I received "The Handbook of Natural Plant Dyes" by Sasha Duerr yesterday and looked through it last night. She equates natural dyeing with the Slow Food Movement. I fantasize for a moment that I could live the color-filled natural-dyed life that she describes. The idea of taking time to experience the natural world and the environment while going through the process of clothing my body with art producd by my own hands is infinitely more appealing that working under pressure to meet software project deadlines in a corporate setting. I know that my coworkers appreciate my efforts and that the software project will ultimately support a more efficient manufacturing process to meet the low-price needs of the consumer - but the end result of making my own clothing is so much more immediate and gratifying, not to mention relaxing. Is it practical? Not sure. Do I appreciate my job? Yes! Is it hypocritical to daydream about having the luxury of time to spin, dye, knit a single garment? If I paid myself at the my hourly rate, the resulting sweater would cost thousands of dollars. True, it would be a one-of-a kind work of art. Could I afford it, without the luxury of my corporate job? Probably NOT!

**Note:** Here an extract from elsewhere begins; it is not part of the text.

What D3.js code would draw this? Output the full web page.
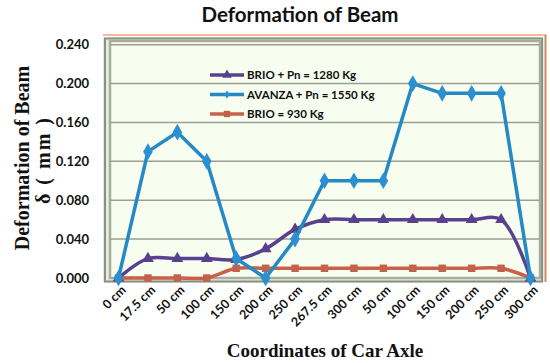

Once upon a time I caught the idea "Start to weave, and the universe will provide the yarn." It's probably a famous quotation, but right now I can't attribute it. I decided today that if I start to dye, the universe will provide the dyestuff. The goldenrod has been in bloom for the last several weeks and is starting to form seedheads. I thought today would be a great day to go and pick some for the dyepot. I had not been in the field for more than 10 minutes when VERY LARGE white-tail deer jumped out about 20 feet frm where I was picking and bounded across the field. It gave me a start. Amazing that I had not noticed it before it jumped up and leapt away.
When in the field, I found other flowers in bloom with the same color, so picked some of them as well. I'd like to identify the plant.
Once I came inside, and put the flowers into the dyepot and set it to simmer, I found other hitchhikers. There were a lot of spiders and some tiny black beetles. Maybe if I were a Buddhist I would have carefully set each one free outside my door, but I chose a more expedient method of crushing them in a paper towel as they climbed out of the water.
I set the dyepot to simmer while using the bread machine on the counter to knead some dough for hamburger buns for dinner.
The house is filling with a pleasant herbal aroma. I will let it simmer for several hours, then strain the resulting "tea" and use it. In the meantime I will measure out a few 100-yard skeins of undyed yarn using the niddy-noddy, to compare to my new yarn meter from Annie's Attic. I measured a purchased skein earlier and noticed that the label said 99 yards, the meter measured 109 yards. I'd prefer to use the meter instead of havng to count the rounds on the niddy noddy.